В Москву для заключения контракта с Большим театром на постановку балета Мариуса Петипа "Дочь фараона" приехал ПЬЕР ЛАКОТТ. Корреспондент Ъ ТАТЬЯНА Ъ-КУЗНЕЦОВА расспросила французского хореографа об итогах его визита.
— Кто был инициатором постановки "Дочери фараона"?
— Большой театр.
— Почему они обратились именно к вам?
— В прошлом году я дал большое интервью "Коммерсанту", в котором упомянул, что хотел бы поставить балет "Дочь фараона". Мне позвонили из Большого и предложили постановку.
— Почему именно "Дочь фараона"?
— В свое время Нуриев очень хотел, чтобы я поставил "Дочь фараона" в Парижской опере. Это был один из его самых больших проектов. Но он не успел осуществиться — Нуриев умер. О том, чтобы я поставил "Дочь фараона", всегда просила и мой педагог Любовь Егорова (балерина Императорского театра.— Ъ). У нее была исключительная память. Она показывала мне не только главную партию, которую сама танцевала, но и все мизансцены, партию кордебалета — женского и мужского, пантомиму, все роли... Это была фантастика: когда я работал с Егоровой, она заставляла прожить весь балет вместе с ней. Она говорила: "Так просил делать Петипа",— и время останавливалось.

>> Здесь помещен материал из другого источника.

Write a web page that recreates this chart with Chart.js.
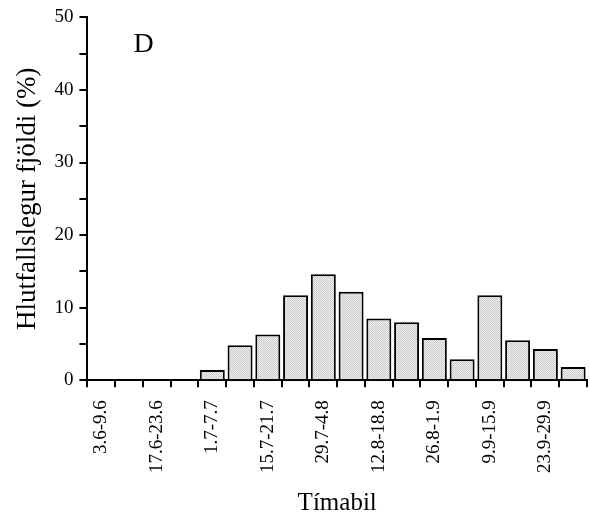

— "Дочь фараона" будет реконструкцией или в большей степени вашей фантазией?
— Об этом спектакле я расспрашивал всех, кого мог,— Кшесинскую, Преображенскую, Владимирова, который танцевал в Москве у Горского. В Нью-Йорке с Ольгой Спесивцевой я разговаривал восемь часов. Прекрасная память, только сначала стеснялась говорить по-французски. В Бостоне я обнаружил тетради Сергеева (режиссер Императорских театров, по записям которого в Мариинском театре в 1999-м возобновили "Спящую красавицу".— Ъ). К сожалению, "Дочь фараона" записана у него фрагментарно — нет указаний о руках, вариации обозначены основными движениями. Но есть полное объяснение мизансцены, с рисунками, это хороший документ.
Судьба все время подбрасывала мне знаки. В Театральном музее Петербурга первое, на что я наткнулся, была фотография Егоровой в роли Аспиччии — она как будто свыше говорила мне: "Ты должен это сделать". В Петербурге я разговаривал с людьми, которые танцевали в этом балете, мне показали две совершенно прелестные вариации. А два месяца назад я обедал с моим другом Жаном Бабиле (знаменитый танцовщик 40-50-х.— Ъ). И он, узнав, что я собираюсь ставить "Дочь фараона", говорит: "А ты знаешь вариацию из па-д`аксьон? Мне ее показал Владимиров, когда мне было пятнадцать". И тут же мне ее передал. Я бы был счастлив, если бы что-нибудь вспомнила великая Семенова — ведь это последняя живая Аспиччия. В Москве я пойду в Бахрушинский музей: говорят, там есть рисунки Петипа, я сравню их с записями Сергеева. Я чувствую — меня ведет моя звезда. Я продолжаю поиск, это сумасшедшая работа — я звоню, я настаиваю, я нашел всех старых танцовщиков, кого мог. И если не узнаю того, что хочу узнать,— опущусь в могилу к уже ушедшим. И мечта станет реальностью. Я думаю, получится очень красивый спектакль.
— Вы уже заключили контракт с театром?
— Да, контракт подписан, все готово. Я сделал декорации и костюмы, привез эскизы, и сейчас мы уже работаем над ними.
— Вы сами делали эскизы?
— У меня были трудности со сценографами, которые не слушают то, что их просят сделать. И, поскольку я знаю точно, чего хочу, то, чтобы не терять времени, я взялся за работу сам. Я не художник, но я всегда любил рисовать. Я оформил уже много своих спектаклей.
— "Дочь фараона" — дорогостоящая вещь. Театр готов нести эти расходы?
— Если Большой этого не сделает, какой театр сможет потянуть такое? Его руководители готовы на расходы, они хотят большой спектакль. О своей работе с Большим театром я говорил немногим, но об этом уже знают везде — в Англии, в Америке, во Франции, в Италии, и все горят нетерпением увидеть "Дочь фараона". Я думаю, Большой будет успешно гастролировать с этим балетом.
— По контракту этот спектакль принадлежит театру?
— Конечно, спектакль становится собственностью театра. К тому же Большой имеет на него эксклюзив: три года я не имею права ставить "Дочь фараона" где-либо еще.
— Вы сами будете выбирать исполнителей или предоставите это театру?
— Я думаю, мы это обсудим в дружеской обстановке.